**Listed entries:**

○ ○ ○

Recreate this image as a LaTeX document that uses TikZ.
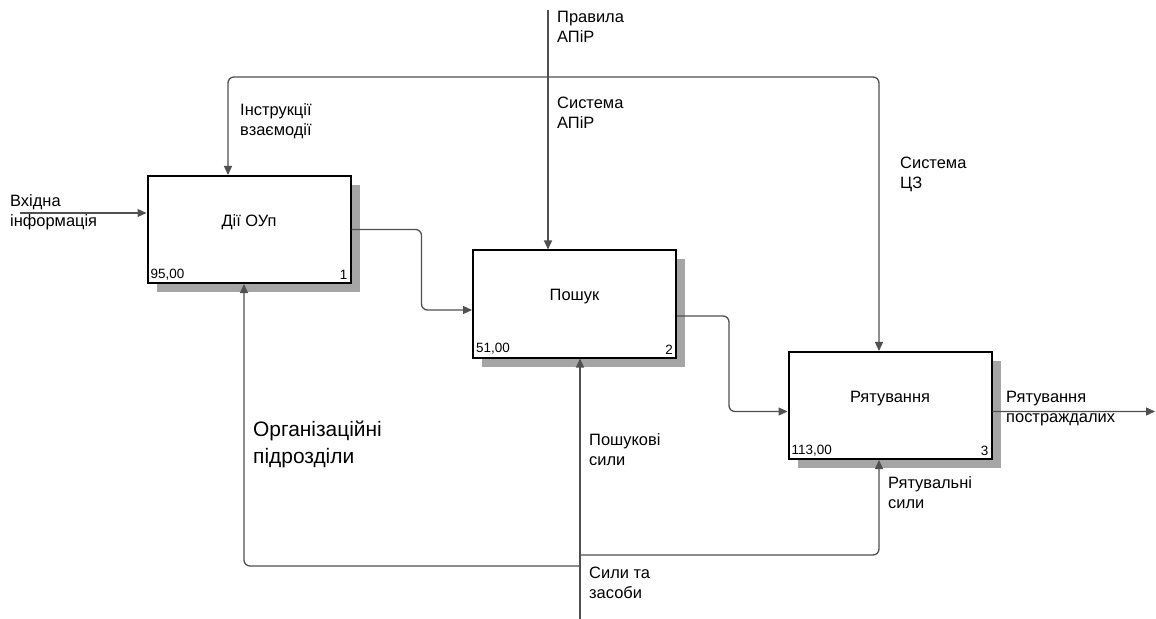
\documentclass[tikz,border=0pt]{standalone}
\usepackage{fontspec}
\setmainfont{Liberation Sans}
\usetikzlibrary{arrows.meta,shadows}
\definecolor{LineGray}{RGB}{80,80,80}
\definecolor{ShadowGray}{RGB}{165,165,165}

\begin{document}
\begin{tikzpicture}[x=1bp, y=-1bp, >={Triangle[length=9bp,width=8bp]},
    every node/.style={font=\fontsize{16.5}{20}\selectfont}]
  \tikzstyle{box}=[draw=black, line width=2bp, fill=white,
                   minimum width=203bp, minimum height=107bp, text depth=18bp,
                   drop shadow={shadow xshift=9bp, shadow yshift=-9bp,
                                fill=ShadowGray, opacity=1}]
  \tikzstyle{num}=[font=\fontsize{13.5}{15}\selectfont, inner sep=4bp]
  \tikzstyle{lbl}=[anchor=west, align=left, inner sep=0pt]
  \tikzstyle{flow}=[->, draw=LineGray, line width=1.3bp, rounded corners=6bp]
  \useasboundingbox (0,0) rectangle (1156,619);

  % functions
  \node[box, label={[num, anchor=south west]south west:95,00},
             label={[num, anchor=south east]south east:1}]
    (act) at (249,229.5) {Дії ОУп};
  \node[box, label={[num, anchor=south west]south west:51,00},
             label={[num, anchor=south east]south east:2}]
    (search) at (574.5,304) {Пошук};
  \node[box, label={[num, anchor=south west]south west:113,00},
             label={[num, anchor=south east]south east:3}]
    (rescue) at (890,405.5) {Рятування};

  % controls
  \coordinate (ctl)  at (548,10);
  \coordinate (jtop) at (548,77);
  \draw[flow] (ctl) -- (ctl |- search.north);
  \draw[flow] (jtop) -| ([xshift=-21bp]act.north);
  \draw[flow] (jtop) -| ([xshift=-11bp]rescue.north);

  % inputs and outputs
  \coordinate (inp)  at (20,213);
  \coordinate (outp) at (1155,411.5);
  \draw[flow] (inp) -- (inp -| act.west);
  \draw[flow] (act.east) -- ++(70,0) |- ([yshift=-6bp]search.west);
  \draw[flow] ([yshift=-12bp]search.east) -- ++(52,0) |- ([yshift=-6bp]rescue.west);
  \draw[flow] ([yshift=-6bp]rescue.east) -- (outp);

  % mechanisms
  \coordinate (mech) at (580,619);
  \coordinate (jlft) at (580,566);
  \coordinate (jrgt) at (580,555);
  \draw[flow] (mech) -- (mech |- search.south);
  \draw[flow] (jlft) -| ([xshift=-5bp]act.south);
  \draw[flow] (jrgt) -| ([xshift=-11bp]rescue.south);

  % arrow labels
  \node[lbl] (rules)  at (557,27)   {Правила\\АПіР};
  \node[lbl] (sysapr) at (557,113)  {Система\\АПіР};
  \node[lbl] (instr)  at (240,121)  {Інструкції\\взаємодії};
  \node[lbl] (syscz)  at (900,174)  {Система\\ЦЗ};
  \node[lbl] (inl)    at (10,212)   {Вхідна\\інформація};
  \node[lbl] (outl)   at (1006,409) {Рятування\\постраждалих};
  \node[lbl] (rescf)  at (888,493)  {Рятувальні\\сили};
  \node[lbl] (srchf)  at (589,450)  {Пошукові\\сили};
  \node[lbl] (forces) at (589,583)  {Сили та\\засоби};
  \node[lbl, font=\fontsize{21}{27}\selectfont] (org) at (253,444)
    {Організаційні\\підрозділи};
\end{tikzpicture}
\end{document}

○ ○ ○

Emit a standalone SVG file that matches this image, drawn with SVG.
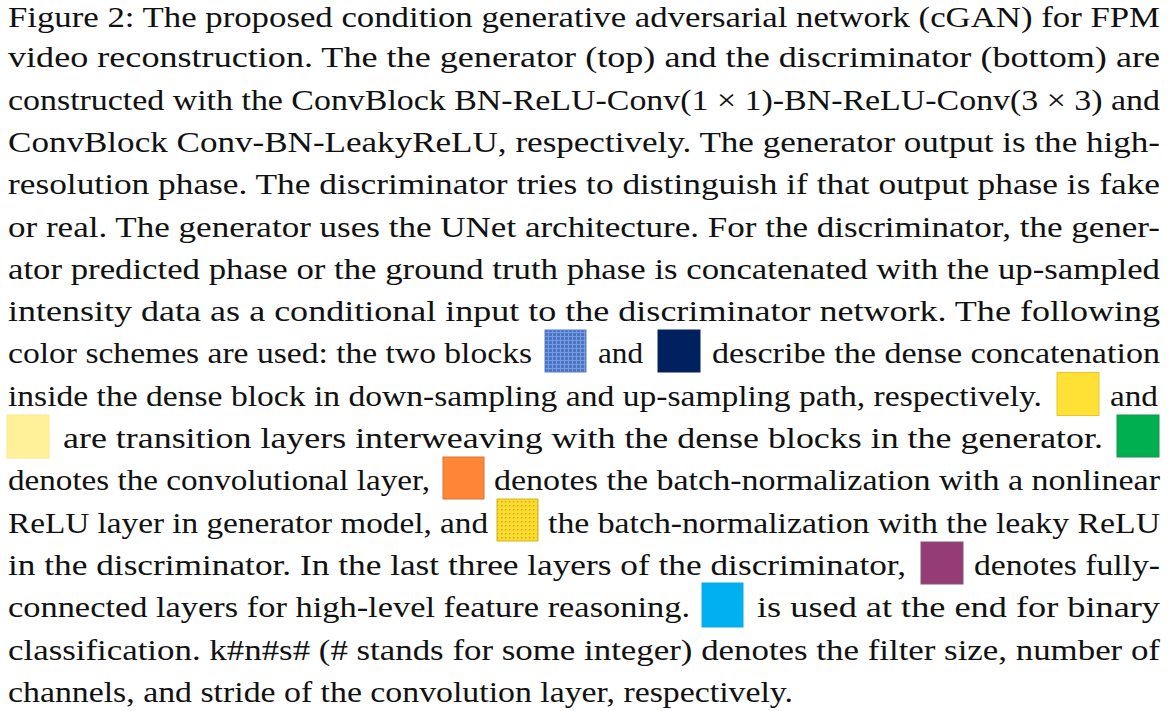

○ ○ ○

**Aim of the exercise:** From the records above, copy exactly the stretch from the line holding "Recreate this image" through the line holding "(jrgt) -| ([xshift=-11bp]rescue.south);", both ends included, without the pictures.

**Finished answer:**
Recreate this image as a LaTeX document that uses TikZ.
\documentclass[tikz,border=0pt]{standalone}
\usepackage{fontspec}
\setmainfont{Liberation Sans}
\usetikzlibrary{arrows.meta,shadows}
\definecolor{LineGray}{RGB}{80,80,80}
\definecolor{ShadowGray}{RGB}{165,165,165}

\begin{document}
\begin{tikzpicture}[x=1bp, y=-1bp, >={Triangle[length=9bp,width=8bp]},
    every node/.style={font=\fontsize{16.5}{20}\selectfont}]
  \tikzstyle{box}=[draw=black, line width=2bp, fill=white,
                   minimum width=203bp, minimum height=107bp, text depth=18bp,
                   drop shadow={shadow xshift=9bp, shadow yshift=-9bp,
                                fill=ShadowGray, opacity=1}]
  \tikzstyle{num}=[font=\fontsize{13.5}{15}\selectfont, inner sep=4bp]
  \tikzstyle{lbl}=[anchor=west, align=left, inner sep=0pt]
  \tikzstyle{flow}=[->, draw=LineGray, line width=1.3bp, rounded corners=6bp]
  \useasboundingbox (0,0) rectangle (1156,619);

  % functions
  \node[box, label={[num, anchor=south west]south west:95,00},
             label={[num, anchor=south east]south east:1}]
    (act) at (249,229.5) {Дії ОУп};
  \node[box, label={[num, anchor=south west]south west:51,00},
             label={[num, anchor=south east]south east:2}]
    (search) at (574.5,304) {Пошук};
  \node[box, label={[num, anchor=south west]south west:113,00},
             label={[num, anchor=south east]south east:3}]
    (rescue) at (890,405.5) {Рятування};

  % controls
  \coordinate (ctl)  at (548,10);
  \coordinate (jtop) at (548,77);
  \draw[flow] (ctl) -- (ctl |- search.north);
  \draw[flow] (jtop) -| ([xshift=-21bp]act.north);
  \draw[flow] (jtop) -| ([xshift=-11bp]rescue.north);

  % inputs and outputs
  \coordinate (inp)  at (20,213);
  \coordinate (outp) at (1155,411.5);
  \draw[flow] (inp) -- (inp -| act.west);
  \draw[flow] (act.east) -- ++(70,0) |- ([yshift=-6bp]search.west);
  \draw[flow] ([yshift=-12bp]search.east) -- ++(52,0) |- ([yshift=-6bp]rescue.west);
  \draw[flow] ([yshift=-6bp]rescue.east) -- (outp);

  % mechanisms
  \coordinate (mech) at (580,619);
  \coordinate (jlft) at (580,566);
  \coordinate (jrgt) at (580,555);
  \draw[flow] (mech) -- (mech |- search.south);
  \draw[flow] (jlft) -| ([xshift=-5bp]act.south);
  \draw[flow] (jrgt) -| ([xshift=-11bp]rescue.south);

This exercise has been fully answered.